Picture walking into a bar and the counter is lined from end to end with plates full of a variety of pintxos – colorful, interesting, and culturally inspired. Behind the bar is someone pouring draft beers and glasses of wine to supplement the food. It is a time of adventure and camaraderie that makes for a foodie's paradise on earth.
In an interesting twist, the bars and taverns offering plates of pinxtos are juxtaposed with Michelin-starred restaurants.
Bilbao has several, including the three-Michelin-starred restaurant Auzrmendi. This elegant restaurant combines cultural recipes with modern chef-inspired alterations and additions that create a contemporary cuisine built on history. The restaurant is located in an environmentally sustainable building which blends nature and modern architecture. A peek at one menu offers servings of oyster, tear peas, roasted lobster, spider crab, pigeon and stewed piglet tail. Diners enjoy a variety of breads baked in traditional ways, and many of the vegetables, flowers, herbs and buds used in recipes are locally sourced.
On Egin (Enjoy Your Meal)
Feel free to explore Bilbao's cultural foods served at various restaurants.

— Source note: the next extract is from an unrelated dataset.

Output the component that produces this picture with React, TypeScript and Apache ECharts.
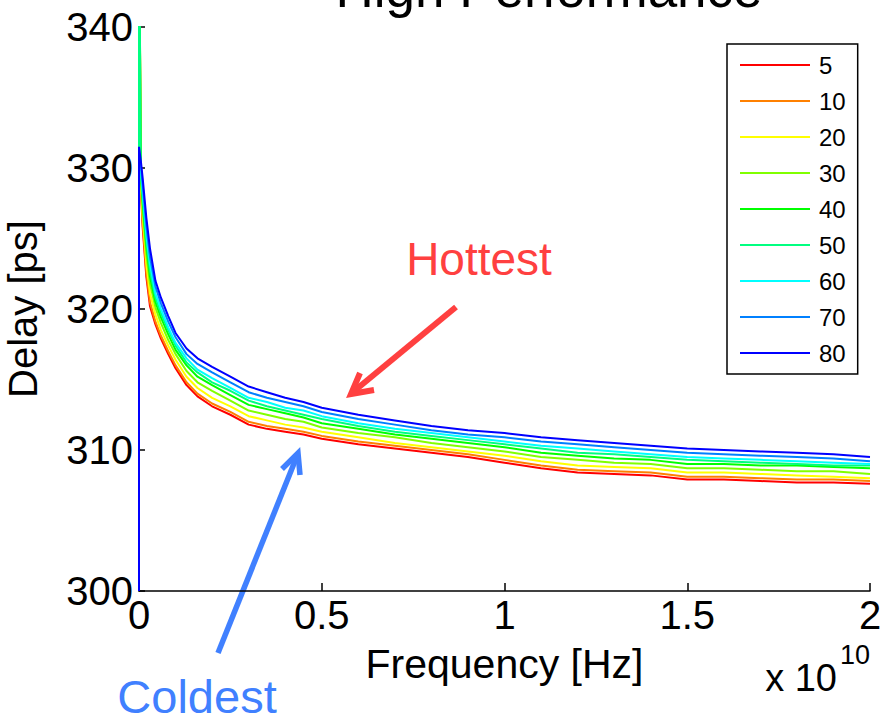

Some foods, like bacalao pil-pil are standard fare. It is a dish that is made of cod fish fried in olive oil and garlic until the skin pops (pil-pil) and is crispy.
Txangurros are spider crabs, and they are stuffed and baked. The stuffing is a delightful mixture of crab meat, tomato, onions and bread crumbs that is enhanced with parsley, garlic, olive oil and brandy. The crab is baked in an oven until the stuffing is crispy.

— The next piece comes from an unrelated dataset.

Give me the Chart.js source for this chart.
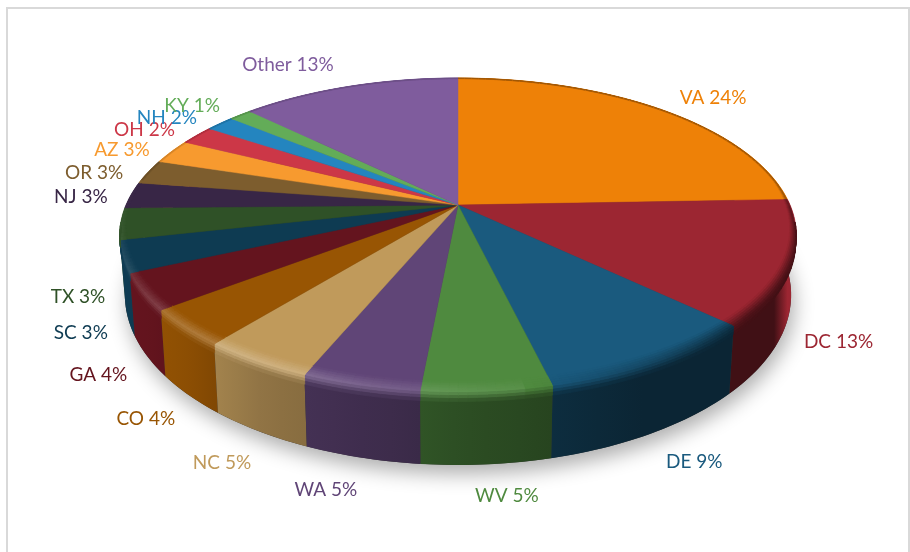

Marmitako is a traditional Basque tuna and potato stew with red and green peppers, garlic, onions, tomato sauce, paprika and parsley.

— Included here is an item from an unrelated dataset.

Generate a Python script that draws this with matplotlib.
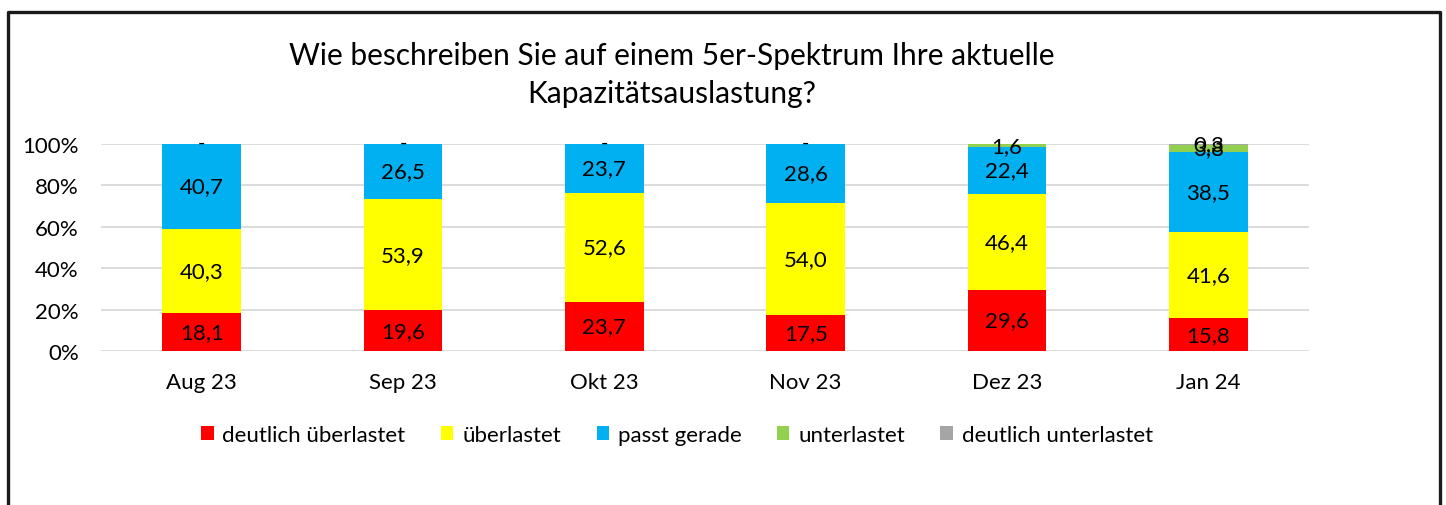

Then there is kokotxas which is only found in Basque Country. Cod or hake fish cheeks are served in a flour-thickened white wine and olive oil sauce that is flavored with garlic. Seafood plays a big role in the diet with baby squid cooked in its own ink (txipirones) and hake fish in green sauce (merluza en salsa verde) being just two of the local recipes.
Of course, every culture has its desserts, and dessert is regularly served at the end of each meal. The Basque tart is a vanilla custard filled spongy pastry that may contain fruit. Etxeko biskotxoa is a Basque cake that has a light crust with a filling like black cherry preserves or almond-flavored pastry cream; it actually looks more like a type of pie than a cake. Goxua is a very sweet layered dessert of whipped cream, sponge cake and carmelized custard.
The dessert list goes on and on, but pastries, pies, tarts and puddings are often found at the end of bar counters filled with pintxos. What a delightful culinary experience!
Bilbao is a place where food rules. From the easygoing bars serving pintxos to the elegant fine-dining restaurants, visitors can travel a culinary journey that is exquisite, unique and so enjoyable. Ondo pasa! Have a good time!